La Jornada sábado 11 de septiembre de 1999

Luis González Souza
Primero, alto a la guerra

La paz verdadera en Chiapas es un asunto de vida o muerte para México. Si la lucha zapatista no se valora y canaliza a tiempo, el país habrá perdido la oportunidad de renacer sin la tara del racismo. Se habrá cancelado la posibilidad de evitar la disolución de México en el ácido de la guerra total... con o sin elecciones milenarias (las del 2000). Y esto tenemos que recordarlo cuantas veces sea callado, lo mismo en informes presidenciales que en debates electorales y en medios de desinformación.

Por ser una cuestión de vida o muerte nacional, cualquier iniciativa de paz ha de ser bienvenida. Pero también, y por lo mismo, ha de ser analizada con todo rigor y honestidad. Esto vale para la Carta abierta al EZLN enviada por el se-cretario de Gobernación el pasado 7 de septiembre. Independientemente de méritos personales, y sin desestimar sus renglones positivos, esa nueva iniciativa adolece, a nuestro entender, de dos grandes fallas.

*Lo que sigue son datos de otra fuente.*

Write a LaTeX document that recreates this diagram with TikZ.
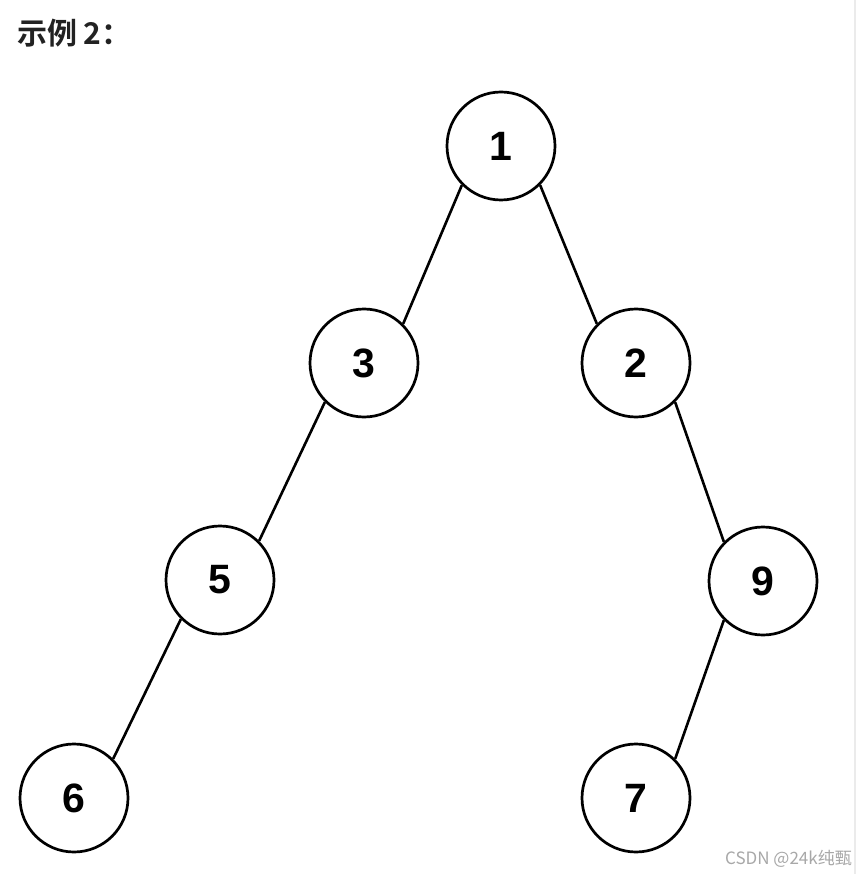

Por lo que hace a su contenido, la carta nos parece una mezcla de propuesta plausibles con otras más bien retóricas, engañosas y hasta guerrilleristas. Ello, para no hablar de sus graves omisiones, éstas sí de plano guerreras: militarización, paramilitares, seudoestado de derecho, seudo gobernador (el paramili...ciano Albores). Y acaso la peor falla tiene que ver con la visión general del conflicto en Chiapas. En lugar de reconocer un tablero de guerra (a cuentagotas, silenciosa, abusiva, limi-tada, relativa... pero guerra), la nueva iniciativa pretende situarse en algo así como un tablero de damas finas. De esa forma, con toda franqueza, es imposible alcanzar la paz. Es como si intentáramos reconstruir la confianza de un matrimonio con base en mentiras y amenazas, o invitar a jugar tenis (el deporte blanco) en un campo de concentración (de recuerdos harto negros).

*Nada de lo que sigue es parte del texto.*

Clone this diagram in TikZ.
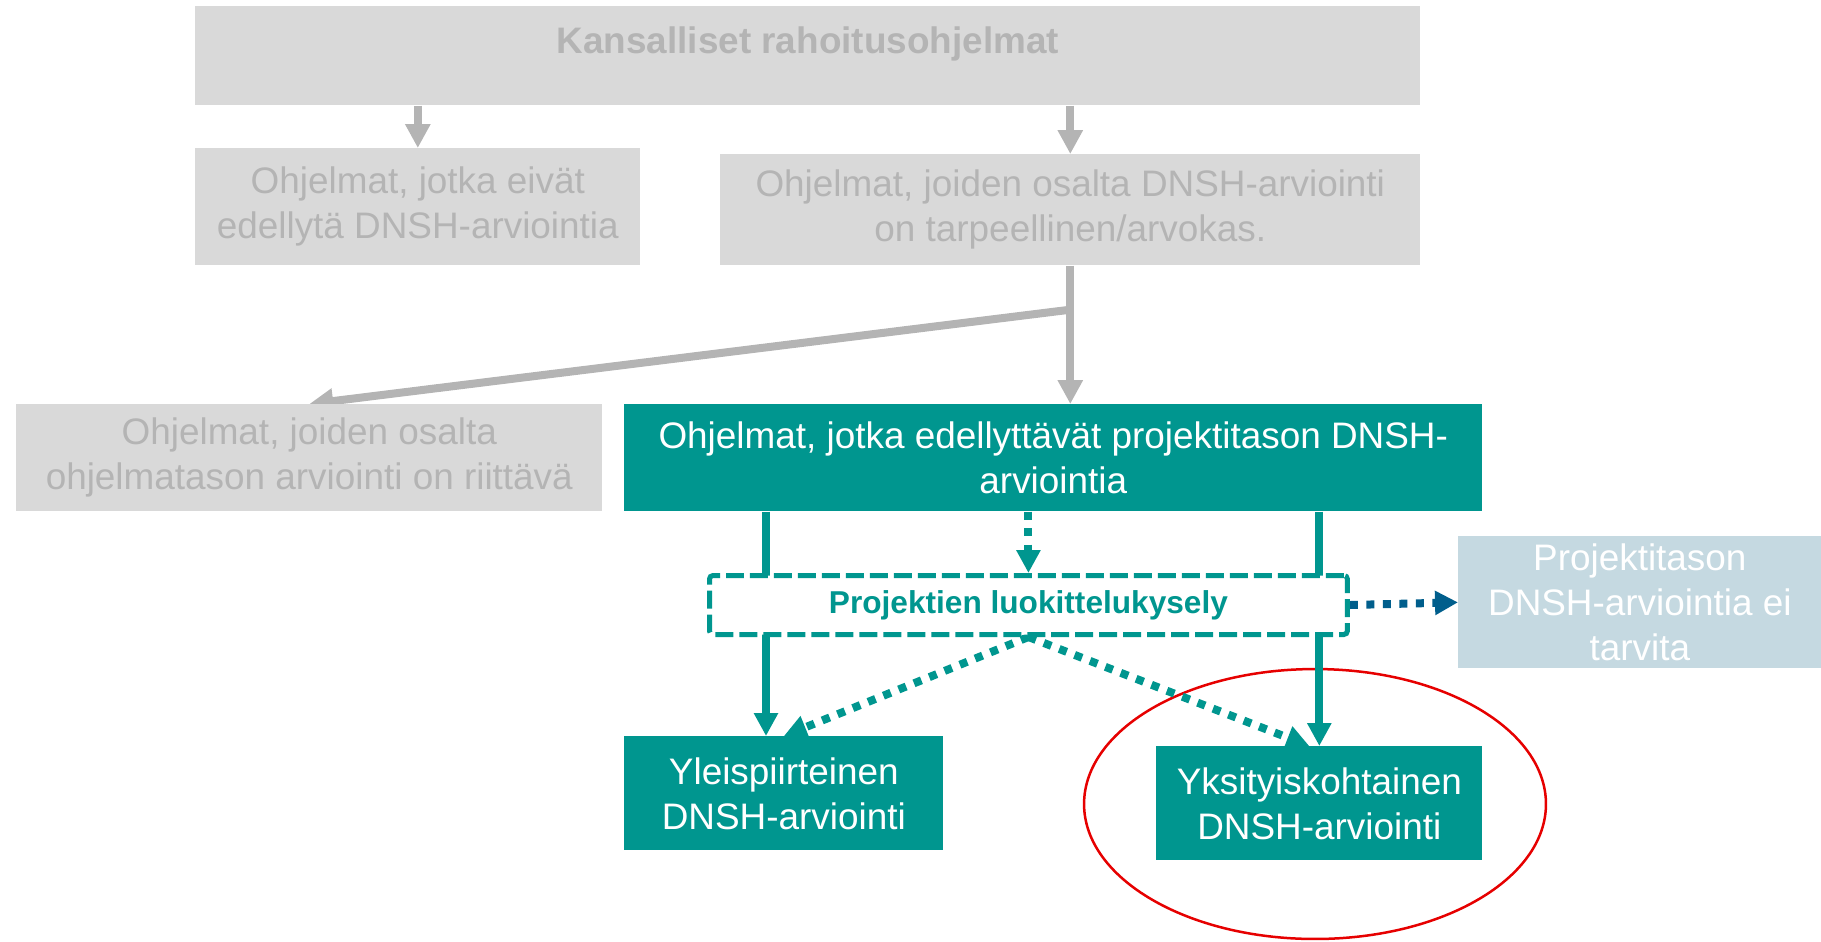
\documentclass[tikz,border=0pt]{standalone}
\usepackage{fontspec}
\setmainfont{Liberation Sans}
\usetikzlibrary{arrows.meta,backgrounds,calc,positioning}
\definecolor{dnshteal}{RGB}{0,150,143}
\definecolor{boxgray}{RGB}{217,217,217}
\definecolor{txtgray}{RGB}{180,180,180}
\definecolor{paleblue}{RGB}{197,217,225}
\definecolor{darkblue}{RGB}{0,94,140}
\definecolor{ringred}{RGB}{230,0,0}
\tikzset{%
  box/.style={rectangle,anchor=north west,inner sep=0pt,align=center,
    font=\fontsize{21}{25.6}\selectfont},
  graybox/.style={box,fill=boxgray,text=txtgray},
  tealbox/.style={box,fill=dnshteal,text=white},
  bluebox/.style={box,fill=paleblue,text=white},
  surveybox/.style={box,draw=dnshteal,line width=0.1cm,
    dash pattern=on 0.36cm off 0.12cm,rounded corners=2pt,fill=white,
    text=dnshteal,font=\fontsize{18}{21.6}\selectfont\bfseries},
  grayline/.style={draw=txtgray,line width=0.16cm,
    -{Triangle[length=0.48cm,width=0.48cm]}},
  tealline/.style={draw=dnshteal,line width=0.16cm,
    -{Triangle[length=0.46cm,width=0.46cm]}},
  tealdots/.style={tealline,dash pattern=on 0.16cm off 0.17cm},
  bluedots/.style={draw=darkblue,line width=0.16cm,
    dash pattern=on 0.16cm off 0.17cm,-{Triangle[length=0.46cm,width=0.46cm]}}
}
\begin{document}
\begin{tikzpicture}[x=0.02cm,y=-0.02cm]
\useasboundingbox (0,0) rectangle (1821,941);
% programme level
\node[graybox,minimum width=24.5cm,minimum height=1.98cm,text height=0.94cm,
  text depth=1.04cm,font=\fontsize{21}{25.6}\selectfont\bfseries] (natl) at (195,6)
  {Kansalliset rahoitusohjelmat};
\node[graybox,minimum width=8.9cm,minimum height=2.34cm] (noneed) at (195,148)
  {Ohjelmat, jotka eivät\\edellytä DNSH-arviointia};
\node[graybox,minimum width=14cm,minimum height=2.22cm] (needed) at (720,154)
  {Ohjelmat, joiden osalta DNSH-arviointi\\on tarpeellinen/arvokas.};
\node[graybox,minimum width=11.72cm,minimum height=2.14cm] (proglevel) at (16,404)
  {Ohjelmat, joiden osalta\\ohjelmatason arviointi on riittävä};
\node[tealbox,minimum width=17.16cm,minimum height=2.14cm] (projlevel) at (624,404)
  {Ohjelmat, jotka edellyttävät projektitason DNSH-\\arviointia};
% project level
\node[surveybox,minimum width=12.76cm,minimum height=1.18cm] (survey) at (707,573)
  {Projektien luokittelukysely};
\node[bluebox,minimum width=7.26cm,minimum height=2.64cm] (notreq) at (1458,536)
  {Projektitason\\DNSH-arviointia ei\\tarvita};
\node[tealbox,minimum width=6.38cm,minimum height=2.28cm] (general) at (624,736)
  {Yleispiirteinen\\DNSH-arviointi};
\node[tealbox,minimum width=6.52cm,minimum height=2.28cm] (detailed) at (1156,746)
  {Yksityiskohtainen\\DNSH-arviointi};

\coordinate (fork) at ($(needed.south)+(0,44)$);
\coordinate (leftx) at (766,0);
% connectors behind the boxes
\begin{pgfonlayer}{background}
\draw[ringred,line width=0.05cm] (1315,804) ellipse [x radius=4.62cm,y radius=2.7cm];
\draw[grayline] (natl.south -| noneed.north) -- (noneed.north);
\draw[grayline] (natl.south -| needed.north) -- (needed.north);
\draw[grayline] (needed.south) -- (needed.south |- projlevel.north);
\draw[grayline] (fork) -- (proglevel.north);
\draw[tealline] (projlevel.south -| leftx) -- (general.north -| leftx);
\draw[tealline] (projlevel.south -| detailed.north) -- (detailed.north);
\draw[tealdots] (projlevel.south -| survey.north) -- (survey.north);
\draw[tealdots] (survey.south) -- (general.north);
\draw[tealdots] (survey.south) -- ([xshift=-0.2cm]detailed.north);
\draw[bluedots] (survey.east) -- (notreq.west);
\end{pgfonlayer}
\end{tikzpicture}
\end{document}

Así, hasta pierden sentido las propuestas plausibles de la carta al EZLN: liberación de presos, calendario para cumplir compromisos pendientes de San Andrés. En cambio ganan peso las propuestas de orden retórico: ``analizar'' denuncias y asegurar que nadie quede impune (asesinos como los de Acteal están más que ``analizados'' y siguen impunes), dotar de ``suficiente capacidad de decisión y voluntad negociadora'' a la representación gubernamental que se encontraría con el EZLN (¿cuánto es ``suficiente''?). Otro tanto ocurre con las propuestas de distracción: ¿de qué sirve crear una ``nueva instancia de intermediación'' o ``refrendar la importancia de la Cocopa'', mientras persistan condiciones mucho más de guerra que de diálogo?

Mención aparte merece la propuesta de tufo guerrerista: que el Senado dictamine ya la reforma constitucional sobre derechos y cultura indígenas, considerando tanto la iniciativa de Zedillo como de la Cocopa, más otros elementos de información. Es bien sabido que el diálogo de San Andrés se interrumpió y pasó a suplirse con la escalada guerrerista del gobierno, justamente cuando Zedillo prefirió introducir su propia iniciativa de ley en lugar de respetar la de Cocopa, como se había acordado con el EZLN. Aparte de una tosudez soberbia, insistir en este incumplimiento equivale a continuar la guerra. Y equivale a ignorar la enseñanza más elemental del conflicto chiapaneco: en las culturas indígenas la palabra sólo se da para cumplirla; ahí radica una dignidad que lo es todo, y que nada tiene que ver con la cultura la-dina de la verborrea y de las traiciones sin fin.

Sin respetar esta diferencia cultural, obviamente continuará la guerra. Y acabará de estallar y desnudarse como lo que en el fondo es: una guerra etnocida a cargo de quienes ven su cultura no sólo como superior, sino como la única admisible. De una vez por todas es preciso reconocer que hasta ahora la estabilidad de México se ha montado en la pax del racismo. Y es preciso entender que las víctimas tenían derecho desde siempre -y ahora bien que lo ejercen- a decir ¡basta de exclusiones y racismo!

Por desgracia, la nueva iniciativa no parece entenderlo así. Ni siquiera parece dispuesta a escuchar el sentido común: si queremos la paz, primero hay que parar la guerra. Vaya, ni siquiera admite la palabra guerra. Y lo peor es que el tiempo se agota para lograr una buena iniciativa de paz verdadera, nunca más una pax racista. La ruta no es tan larga: redignificación de nuestro Ejército, desmilitarización, encarcelamiento de paramilitares y patrocinadores... cumplimiento de la palabra empeñada en San Andrés. Entonces sí habrá confianza, y sentido, para otro diálogo de paz.